What Effective Limit-Setting Looks Like
Effective limits share several features. They are few and meaningful — the most important limits (safety, harm, non-negotiables) are held consistently, and less important things are allowed to slide. This selectivity preserves the significance of the limits that matter most.
They are stated simply and positively where possible: "feet stay on the floor" rather than a lengthy negotiation; "we're leaving the park in two minutes" as a preparation rather than a surprise. They are held calmly — a parent who maintains equanimity in the face of a toddler's protest demonstrates through their own regulated response that the situation is manageable.
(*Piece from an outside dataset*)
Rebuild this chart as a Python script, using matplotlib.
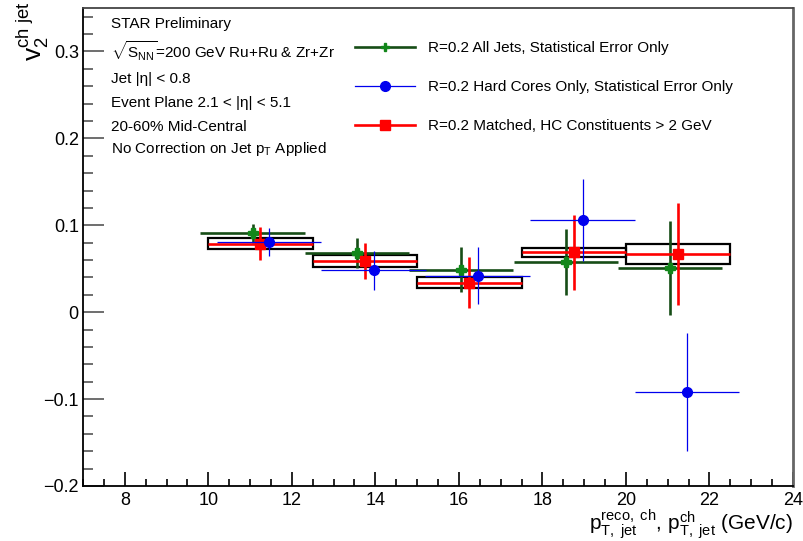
import matplotlib
matplotlib.use("Agg")
import matplotlib.pyplot as plt
from matplotlib.lines import Line2D
from matplotlib.patches import Rectangle
from matplotlib.ticker import MultipleLocator, FuncFormatter

plt.rcParams['font.family'] = ['Liberation Sans', 'DejaVu Sans']
plt.rcParams['mathtext.fontset'] = 'custom'
plt.rcParams['mathtext.rm'] = 'Liberation Sans'
plt.rcParams['mathtext.it'] = 'Liberation Sans:italic'
plt.rcParams['mathtext.bf'] = 'Liberation Sans:bold'

# ───────────── Dados ─────────────
bin_lo   = [10.0, 12.5, 15.0, 17.5, 20.0]
bin_hi   = [12.5, 15.0, 17.5, 20.0, 22.5]

# R=0.2 All Jets (deslocado para a esquerda)
x_all    = [11.06, 13.56, 16.05, 18.56, 21.05]
v2_all   = [0.091, 0.068, 0.049, 0.058, 0.051]
err_all  = [0.011, 0.017, 0.026, 0.038, 0.054]

# R=0.2 Hard Cores (deslocado para a direita)
x_hc     = [11.46, 13.96, 16.45, 18.96, 21.46]
v2_hc    = [0.081, 0.048, 0.042, 0.106, -0.092]
err_hc   = [0.016, 0.022, 0.033, 0.047, 0.068]

# R=0.2 Matched
x_m      = [11.25, 13.75, 16.25, 18.75, 21.25]
v2_m     = [0.079, 0.059, 0.034, 0.069, 0.067]
err_m    = [0.019, 0.021, 0.029, 0.043, 0.059]
sys_m    = [0.0067, 0.0067, 0.0064, 0.0052, 0.012]

labels = ["R=0.2 All Jets, Statistical Error Only",
          "R=0.2 Hard Cores Only, Statistical Error Only",
          "R=0.2 Matched, HC Constituents > 2 GeV"]

c_all_line, c_all_mk = '#164d16', '#12861a'
c_hc = '#0000ee'
c_m = '#ff0000'

# ───────────── Figura ─────────────
fig = plt.figure(figsize=(8.04, 5.41), dpi=100)
ax = fig.add_axes([83/804, 55/541, 710/804, 478/541])

xerr_all = [(h - l) / 2 for l, h in zip(bin_lo, bin_hi)]

# caixas de erro sistemático
for lo, hi, y, s in zip(bin_lo, bin_hi, v2_m, sys_m):
    ax.add_patch(Rectangle((lo, y - s), hi - lo, 2 * s, fill=False,
                           edgecolor='black', lw=1.6, zorder=2))

ax.errorbar(x_all, v2_all, xerr=xerr_all, yerr=err_all, fmt='P',
            color=c_all_line, mfc=c_all_mk, mec=c_all_mk, ms=6.5,
            elinewidth=1.9, capsize=0, zorder=3)
ax.errorbar(x_m, v2_m, xerr=xerr_all, yerr=err_m, fmt='s',
            color=c_m, ms=7.5, elinewidth=1.9, capsize=0, zorder=4)
ax.errorbar(x_hc, v2_hc, xerr=xerr_all, yerr=err_hc, fmt='o',
            color=c_hc, ms=7, elinewidth=0.9, capsize=0, zorder=5)

ax.set_xlim(7, 24)
ax.set_ylim(-0.2, 0.35)

ax.xaxis.set_major_locator(MultipleLocator(2))
ax.xaxis.set_minor_locator(MultipleLocator(0.5))
ax.yaxis.set_major_locator(MultipleLocator(0.1))
ax.yaxis.set_minor_locator(MultipleLocator(0.02))
ax.yaxis.set_major_formatter(FuncFormatter(
    lambda v, p: ('%g' % round(v, 3)).replace('-', '\u2212')))
ax.xaxis.set_major_formatter(FuncFormatter(lambda v, p: '%g' % v))

ax.tick_params(axis='y', which='major', direction='in', length=15, width=1.2,
               color='#555555', labelsize=13, pad=3)
ax.tick_params(axis='y', which='minor', direction='in', length=7.5, width=1.2,
               color='#555555')
ax.tick_params(axis='x', which='major', direction='in', length=10, width=1.2,
               labelsize=13, pad=4)
ax.tick_params(axis='x', which='minor', direction='in', length=5, width=1.2)

ax.spines['left'].set_linewidth(1.3)
ax.spines['bottom'].set_linewidth(1.3)
ax.spines['right'].set_color('#666666')
ax.spines['right'].set_linewidth(2)
ax.spines['top'].set_color('#444444')
ax.spines['top'].set_linewidth(1.3)

# rótulos dos eixos
fig.text(0.041, 0.998, r'$\mathrm{v}_{2}^{\mathrm{ch\ jet}}$', rotation=90,
         ha='center', va='top', fontsize=19)
fig.text(0.986, 0.0,
         r'$\mathrm{p}_{\mathrm{T,\ jet}}^{\mathrm{reco,\ ch}}$, '
         r'$\mathrm{p}_{\mathrm{T,\ jet}}^{\mathrm{ch}}$ (GeV/c)',
         ha='right', va='bottom', fontsize=15)

# bloco de texto
info = ["STAR Preliminary",
        r"$\sqrt{\mathrm{S}_{\mathrm{NN}}}$=200 GeV Ru+Ru & Zr+Zr",
        "Jet |\u03b7| < 0.8",
        "Event Plane 2.1 < |\u03b7| < 5.1",
        "20-60% Mid-Central",
        r"No Correction on Jet p$_{\mathrm{T}}$ Applied"]
info_y = [24, 51, 79, 103, 127, 149]
for t, y in zip(info, info_y):
    fig.text(111/804, 1 - y/541, t, ha='left', va='center', fontsize=11)

# legenda
handles = [
    Line2D([], [], color=c_all_line, lw=1.9, marker='P', mfc=c_all_mk,
           mec=c_all_mk, ms=6),
    Line2D([], [], color=c_hc, lw=0.9, marker='o', ms=7),
    Line2D([], [], color=c_m, lw=1.9, marker='s', ms=7.5),
]
fig.legend(handles, labels, loc='upper left',
           bbox_to_anchor=(355/804, 1 - 41/541), frameon=False, fontsize=11,
           handlelength=3.9, handletextpad=0.85, labelspacing=1.65,
           borderpad=0, borderaxespad=0)

fig.savefig("out.png", dpi=100)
When the limit is crossed, the response is consistent, proportionate, and unemotional. The toddler who grabs a toy from another child is told "no grabbing, we share" and required to return the toy — not subjected to a lengthy lecture or a disproportionate consequence. The consistency of the response across many repetitions is what teaches the limit, not the severity of any single response.
Saying No Without Saying No
Many practitioners in the early years recommend reducing the frequency of direct "no" responses, because when every parental response is "no," the word loses its significance and the relationship becomes adversarial. Using descriptive alternatives — "that's not safe," "those are not for touching," "feet on the floor" — communicates the limit without the escalating dynamic that a reflexive "no" can trigger. Reserving "no" for situations of immediate danger preserves its signalling power.
Offering choices within limits supports the toddler's need for autonomy while maintaining the limit: "you can wear the red jumper or the blue one" satisfies the drive for self-determination without opening everything to negotiation.
Key Takeaways
Setting clear, consistent, and age-appropriate limits is an important part of toddler parenting — it provides the structure within which toddlers feel safe to explore, helps develop impulse regulation, and teaches the social norms the child will need as they move into wider environments. Effective limit-setting is calm, consistent, and clear; it is different from punishment. Toddlers push against limits not as defiance but as a developmental process of testing the world and their own autonomy. The goal is not compliance but the gradual development of internal regulation — the ability to regulate one's own behaviour from within rather than requiring constant external enforcement.